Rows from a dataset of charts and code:
= = = = = = =
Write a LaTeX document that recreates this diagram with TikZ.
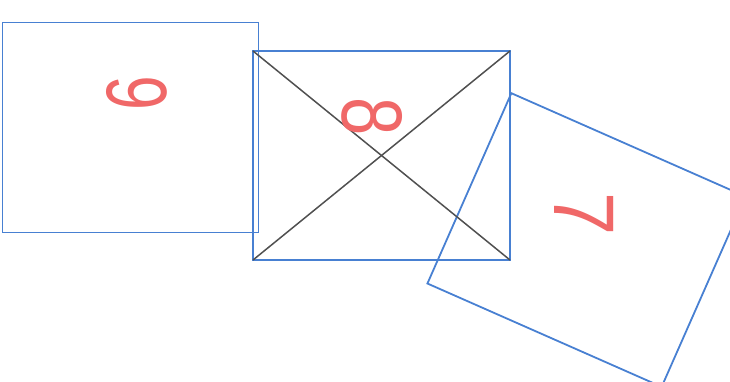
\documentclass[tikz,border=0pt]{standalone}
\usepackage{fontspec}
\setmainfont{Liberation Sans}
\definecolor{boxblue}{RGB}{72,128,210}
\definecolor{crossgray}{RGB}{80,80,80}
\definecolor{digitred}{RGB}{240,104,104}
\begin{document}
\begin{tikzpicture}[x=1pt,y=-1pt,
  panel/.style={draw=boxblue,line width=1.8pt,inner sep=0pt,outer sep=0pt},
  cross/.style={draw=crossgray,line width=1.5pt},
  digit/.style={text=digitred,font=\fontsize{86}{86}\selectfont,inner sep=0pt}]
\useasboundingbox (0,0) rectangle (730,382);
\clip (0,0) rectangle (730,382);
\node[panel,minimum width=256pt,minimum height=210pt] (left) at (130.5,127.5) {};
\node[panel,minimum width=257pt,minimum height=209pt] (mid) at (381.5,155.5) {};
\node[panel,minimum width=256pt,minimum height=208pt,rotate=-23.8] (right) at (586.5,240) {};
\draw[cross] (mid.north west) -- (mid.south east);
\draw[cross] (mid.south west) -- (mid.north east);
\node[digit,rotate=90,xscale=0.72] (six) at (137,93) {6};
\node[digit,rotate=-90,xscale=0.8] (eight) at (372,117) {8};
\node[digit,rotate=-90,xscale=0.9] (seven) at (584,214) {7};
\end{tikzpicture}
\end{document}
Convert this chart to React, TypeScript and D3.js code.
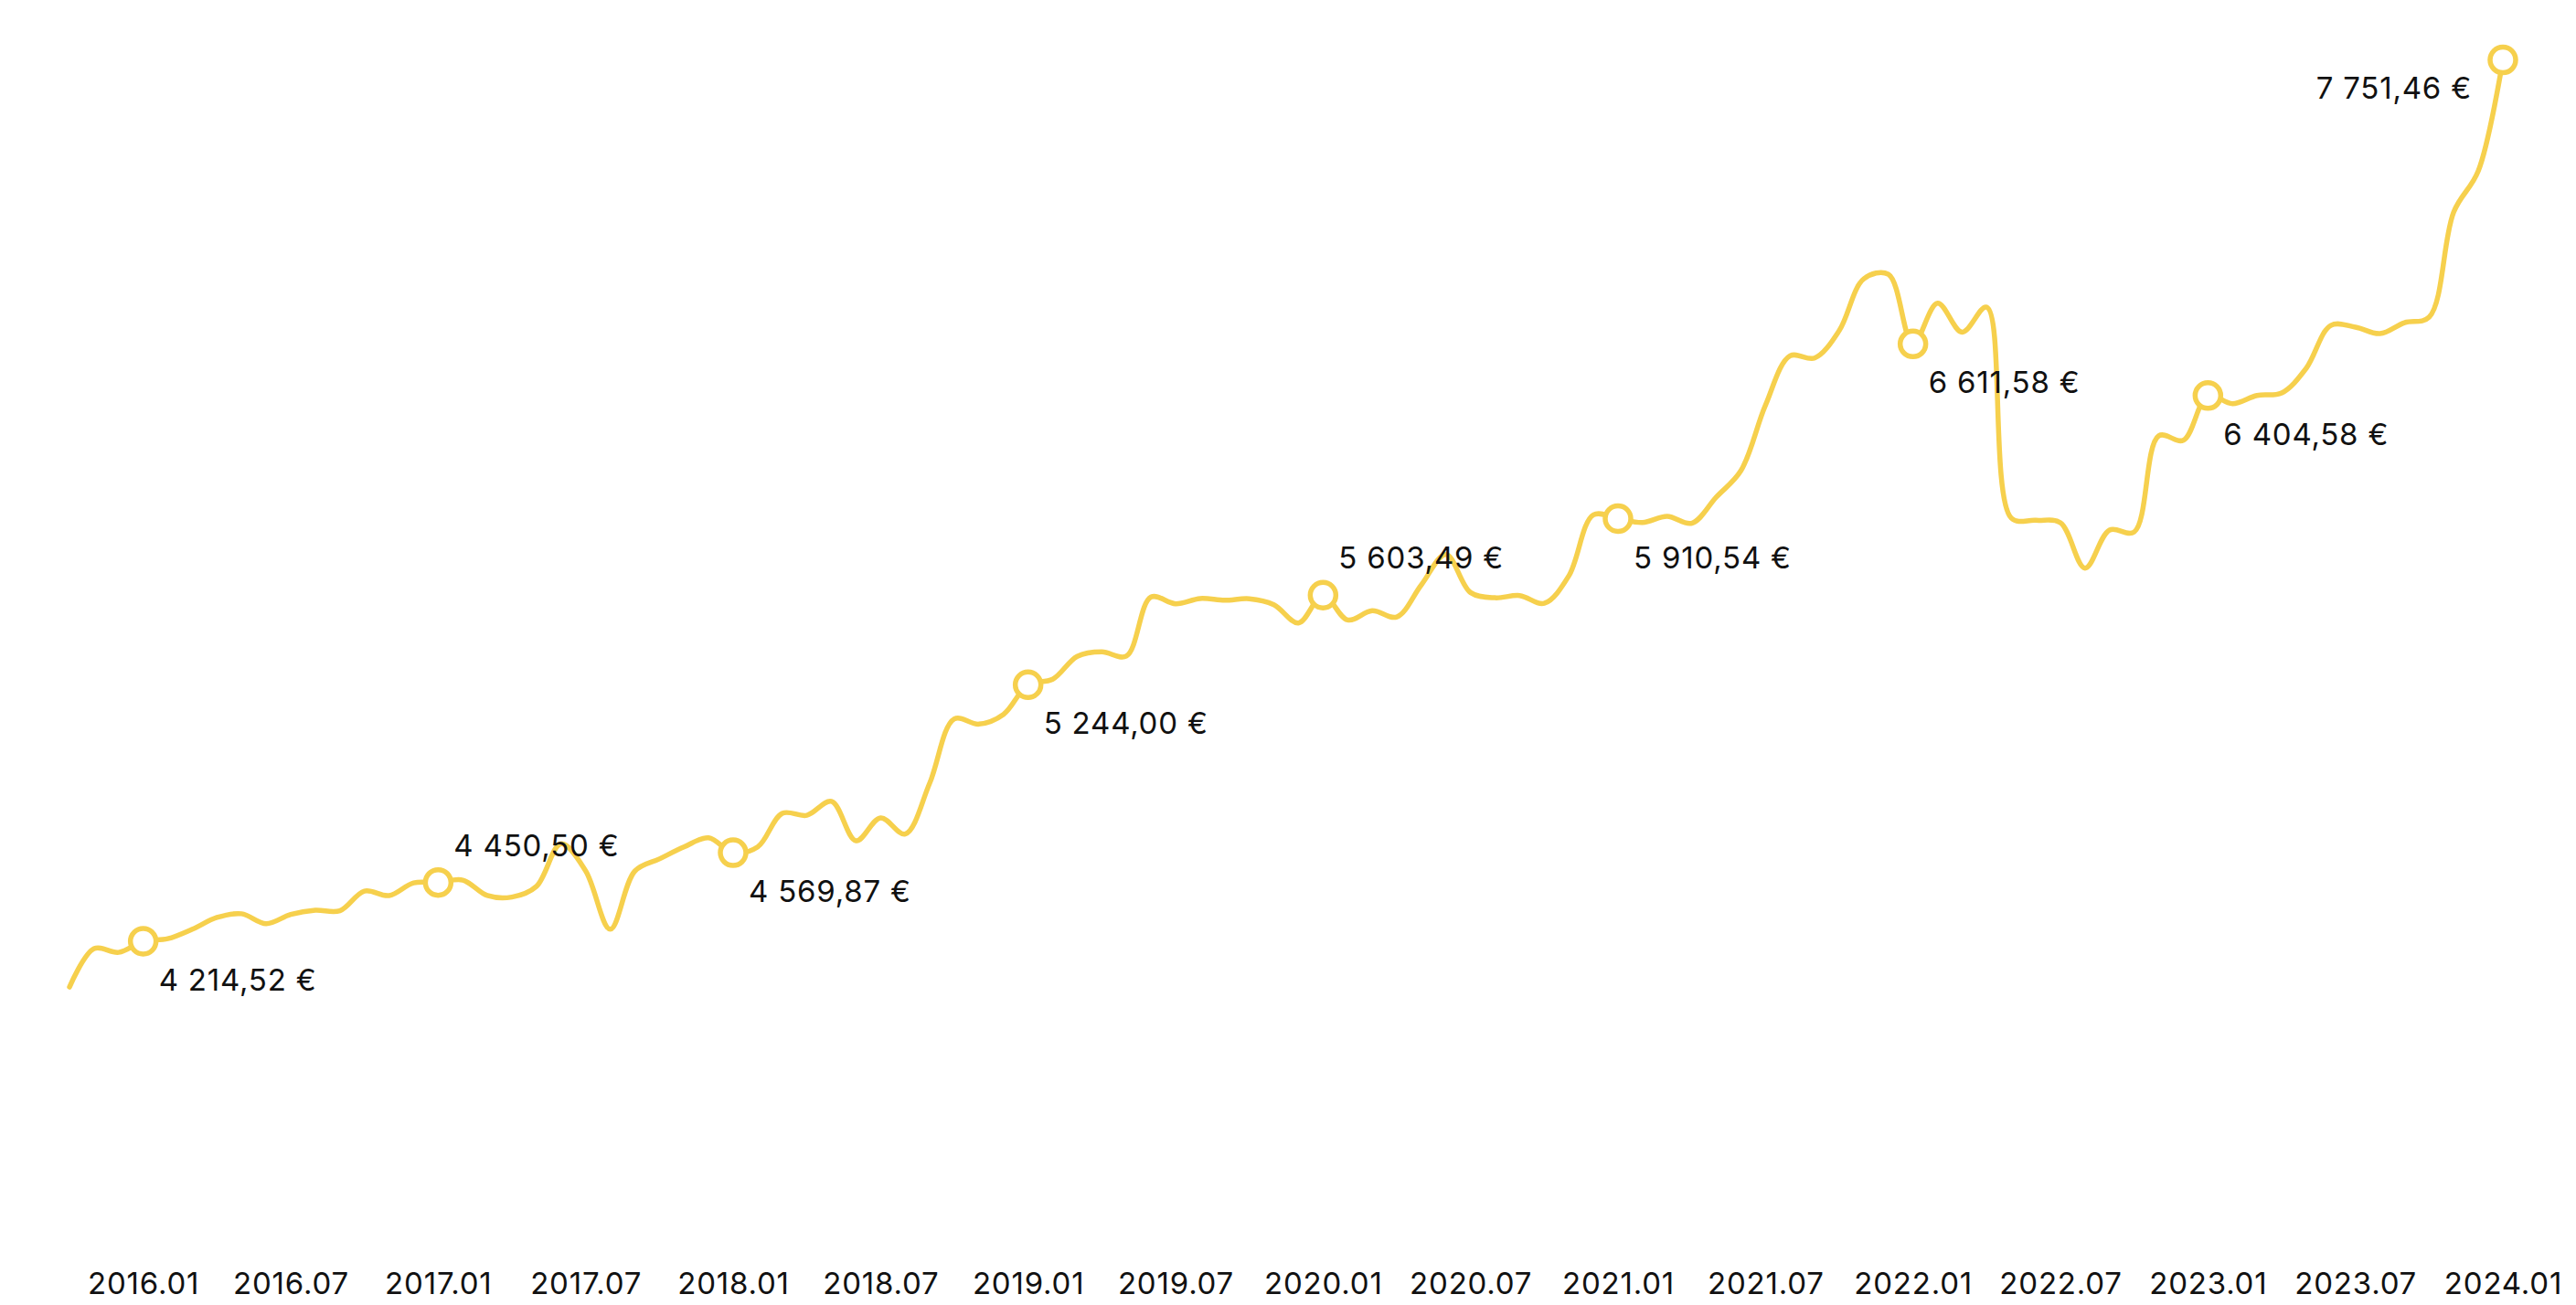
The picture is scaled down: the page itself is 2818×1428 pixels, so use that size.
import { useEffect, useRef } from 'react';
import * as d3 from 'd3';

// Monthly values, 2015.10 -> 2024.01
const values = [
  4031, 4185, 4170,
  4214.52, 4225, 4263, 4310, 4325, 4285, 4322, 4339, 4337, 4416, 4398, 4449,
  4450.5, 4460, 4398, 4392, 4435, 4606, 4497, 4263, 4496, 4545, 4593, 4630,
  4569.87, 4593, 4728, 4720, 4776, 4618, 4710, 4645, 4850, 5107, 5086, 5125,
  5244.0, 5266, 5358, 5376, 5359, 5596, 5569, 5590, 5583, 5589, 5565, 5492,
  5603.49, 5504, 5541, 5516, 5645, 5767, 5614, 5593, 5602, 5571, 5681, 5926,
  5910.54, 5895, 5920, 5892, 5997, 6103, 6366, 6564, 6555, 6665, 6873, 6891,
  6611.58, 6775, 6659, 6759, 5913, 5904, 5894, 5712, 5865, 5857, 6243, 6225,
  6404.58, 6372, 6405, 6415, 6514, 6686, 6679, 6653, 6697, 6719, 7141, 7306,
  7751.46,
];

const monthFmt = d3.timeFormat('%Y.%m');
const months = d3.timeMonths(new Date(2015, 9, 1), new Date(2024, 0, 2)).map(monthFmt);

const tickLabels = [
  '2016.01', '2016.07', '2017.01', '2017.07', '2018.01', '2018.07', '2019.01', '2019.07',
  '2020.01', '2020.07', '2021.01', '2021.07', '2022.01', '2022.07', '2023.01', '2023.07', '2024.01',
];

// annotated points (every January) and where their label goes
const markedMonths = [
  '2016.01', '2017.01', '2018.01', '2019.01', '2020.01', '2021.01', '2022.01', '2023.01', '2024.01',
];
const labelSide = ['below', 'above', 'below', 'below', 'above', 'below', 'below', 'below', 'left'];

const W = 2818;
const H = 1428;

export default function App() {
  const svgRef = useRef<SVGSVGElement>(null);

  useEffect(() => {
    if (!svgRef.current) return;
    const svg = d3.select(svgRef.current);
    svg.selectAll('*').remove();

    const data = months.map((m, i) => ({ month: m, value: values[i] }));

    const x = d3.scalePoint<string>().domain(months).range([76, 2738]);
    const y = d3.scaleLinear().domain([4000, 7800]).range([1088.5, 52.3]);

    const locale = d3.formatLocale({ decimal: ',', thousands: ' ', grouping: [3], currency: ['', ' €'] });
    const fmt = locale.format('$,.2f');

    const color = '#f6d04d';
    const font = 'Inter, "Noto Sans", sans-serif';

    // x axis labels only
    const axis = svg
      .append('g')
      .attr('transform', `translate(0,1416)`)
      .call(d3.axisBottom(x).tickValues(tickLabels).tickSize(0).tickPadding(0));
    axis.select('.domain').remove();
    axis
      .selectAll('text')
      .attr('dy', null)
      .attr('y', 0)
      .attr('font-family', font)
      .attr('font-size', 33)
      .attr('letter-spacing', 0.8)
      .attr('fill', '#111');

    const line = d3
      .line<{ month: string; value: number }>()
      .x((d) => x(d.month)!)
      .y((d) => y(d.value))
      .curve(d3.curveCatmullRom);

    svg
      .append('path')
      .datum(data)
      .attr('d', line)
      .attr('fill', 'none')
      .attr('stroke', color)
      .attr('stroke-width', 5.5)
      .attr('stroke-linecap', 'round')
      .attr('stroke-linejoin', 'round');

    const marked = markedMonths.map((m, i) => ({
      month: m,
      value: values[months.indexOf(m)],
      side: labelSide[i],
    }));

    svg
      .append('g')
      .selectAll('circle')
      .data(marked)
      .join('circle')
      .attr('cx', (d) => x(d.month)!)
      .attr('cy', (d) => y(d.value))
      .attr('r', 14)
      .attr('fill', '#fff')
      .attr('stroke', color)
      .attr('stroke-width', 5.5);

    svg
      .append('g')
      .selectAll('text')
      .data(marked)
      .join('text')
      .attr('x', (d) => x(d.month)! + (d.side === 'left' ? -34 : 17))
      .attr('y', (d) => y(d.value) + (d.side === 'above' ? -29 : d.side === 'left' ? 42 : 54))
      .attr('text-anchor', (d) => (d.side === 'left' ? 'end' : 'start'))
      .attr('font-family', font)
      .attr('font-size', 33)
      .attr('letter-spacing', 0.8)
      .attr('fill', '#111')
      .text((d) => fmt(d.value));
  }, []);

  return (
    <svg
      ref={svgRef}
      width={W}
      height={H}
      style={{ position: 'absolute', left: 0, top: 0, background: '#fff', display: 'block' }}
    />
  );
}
= = = = = = =
DO THIS: Transcribe every record above exactly as written, leaving out any pictures.

ANSWER BELOW:
Write a LaTeX document that recreates this diagram with TikZ.
\documentclass[tikz,border=0pt]{standalone}
\usepackage{fontspec}
\setmainfont{Liberation Sans}
\definecolor{boxblue}{RGB}{72,128,210}
\definecolor{crossgray}{RGB}{80,80,80}
\definecolor{digitred}{RGB}{240,104,104}
\begin{document}
\begin{tikzpicture}[x=1pt,y=-1pt,
  panel/.style={draw=boxblue,line width=1.8pt,inner sep=0pt,outer sep=0pt},
  cross/.style={draw=crossgray,line width=1.5pt},
  digit/.style={text=digitred,font=\fontsize{86}{86}\selectfont,inner sep=0pt}]
\useasboundingbox (0,0) rectangle (730,382);
\clip (0,0) rectangle (730,382);
\node[panel,minimum width=256pt,minimum height=210pt] (left) at (130.5,127.5) {};
\node[panel,minimum width=257pt,minimum height=209pt] (mid) at (381.5,155.5) {};
\node[panel,minimum width=256pt,minimum height=208pt,rotate=-23.8] (right) at (586.5,240) {};
\draw[cross] (mid.north west) -- (mid.south east);
\draw[cross] (mid.south west) -- (mid.north east);
\node[digit,rotate=90,xscale=0.72] (six) at (137,93) {6};
\node[digit,rotate=-90,xscale=0.8] (eight) at (372,117) {8};
\node[digit,rotate=-90,xscale=0.9] (seven) at (584,214) {7};
\end{tikzpicture}
\end{document}
Convert this chart to React, TypeScript and D3.js code.
The picture is scaled down: the page itself is 2818×1428 pixels, so use that size.
import { useEffect, useRef } from 'react';
import * as d3 from 'd3';

// Monthly values, 2015.10 -> 2024.01
const values = [
  4031, 4185, 4170,
  4214.52, 4225, 4263, 4310, 4325, 4285, 4322, 4339, 4337, 4416, 4398, 4449,
  4450.5, 4460, 4398, 4392, 4435, 4606, 4497, 4263, 4496, 4545, 4593, 4630,
  4569.87, 4593, 4728, 4720, 4776, 4618, 4710, 4645, 4850, 5107, 5086, 5125,
  5244.0, 5266, 5358, 5376, 5359, 5596, 5569, 5590, 5583, 5589, 5565, 5492,
  5603.49, 5504, 5541, 5516, 5645, 5767, 5614, 5593, 5602, 5571, 5681, 5926,
  5910.54, 5895, 5920, 5892, 5997, 6103, 6366, 6564, 6555, 6665, 6873, 6891,
  6611.58, 6775, 6659, 6759, 5913, 5904, 5894, 5712, 5865, 5857, 6243, 6225,
  6404.58, 6372, 6405, 6415, 6514, 6686, 6679, 6653, 6697, 6719, 7141, 7306,
  7751.46,
];

const monthFmt = d3.timeFormat('%Y.%m');
const months = d3.timeMonths(new Date(2015, 9, 1), new Date(2024, 0, 2)).map(monthFmt);

const tickLabels = [
  '2016.01', '2016.07', '2017.01', '2017.07', '2018.01', '2018.07', '2019.01', '2019.07',
  '2020.01', '2020.07', '2021.01', '2021.07', '2022.01', '2022.07', '2023.01', '2023.07', '2024.01',
];

// annotated points (every January) and where their label goes
const markedMonths = [
  '2016.01', '2017.01', '2018.01', '2019.01', '2020.01', '2021.01', '2022.01', '2023.01', '2024.01',
];
const labelSide = ['below', 'above', 'below', 'below', 'above', 'below', 'below', 'below', 'left'];

const W = 2818;
const H = 1428;

export default function App() {
  const svgRef = useRef<SVGSVGElement>(null);

  useEffect(() => {
    if (!svgRef.current) return;
    const svg = d3.select(svgRef.current);
    svg.selectAll('*').remove();

    const data = months.map((m, i) => ({ month: m, value: values[i] }));

    const x = d3.scalePoint<string>().domain(months).range([76, 2738]);
    const y = d3.scaleLinear().domain([4000, 7800]).range([1088.5, 52.3]);

    const locale = d3.formatLocale({ decimal: ',', thousands: ' ', grouping: [3], currency: ['', ' €'] });
    const fmt = locale.format('$,.2f');

    const color = '#f6d04d';
    const font = 'Inter, "Noto Sans", sans-serif';

    // x axis labels only
    const axis = svg
      .append('g')
      .attr('transform', `translate(0,1416)`)
      .call(d3.axisBottom(x).tickValues(tickLabels).tickSize(0).tickPadding(0));
    axis.select('.domain').remove();
    axis
      .selectAll('text')
      .attr('dy', null)
      .attr('y', 0)
      .attr('font-family', font)
      .attr('font-size', 33)
      .attr('letter-spacing', 0.8)
      .attr('fill', '#111');

    const line = d3
      .line<{ month: string; value: number }>()
      .x((d) => x(d.month)!)
      .y((d) => y(d.value))
      .curve(d3.curveCatmullRom);

    svg
      .append('path')
      .datum(data)
      .attr('d', line)
      .attr('fill', 'none')
      .attr('stroke', color)
      .attr('stroke-width', 5.5)
      .attr('stroke-linecap', 'round')
      .attr('stroke-linejoin', 'round');

    const marked = markedMonths.map((m, i) => ({
      month: m,
      value: values[months.indexOf(m)],
      side: labelSide[i],
    }));

    svg
      .append('g')
      .selectAll('circle')
      .data(marked)
      .join('circle')
      .attr('cx', (d) => x(d.month)!)
      .attr('cy', (d) => y(d.value))
      .attr('r', 14)
      .attr('fill', '#fff')
      .attr('stroke', color)
      .attr('stroke-width', 5.5);

    svg
      .append('g')
      .selectAll('text')
      .data(marked)
      .join('text')
      .attr('x', (d) => x(d.month)! + (d.side === 'left' ? -34 : 17))
      .attr('y', (d) => y(d.value) + (d.side === 'above' ? -29 : d.side === 'left' ? 42 : 54))
      .attr('text-anchor', (d) => (d.side === 'left' ? 'end' : 'start'))
      .attr('font-family', font)
      .attr('font-size', 33)
      .attr('letter-spacing', 0.8)
      .attr('fill', '#111')
      .text((d) => fmt(d.value));
  }, []);

  return (
    <svg
      ref={svgRef}
      width={W}
      height={H}
      style={{ position: 'absolute', left: 0, top: 0, background: '#fff', display: 'block' }}
    />
  );
}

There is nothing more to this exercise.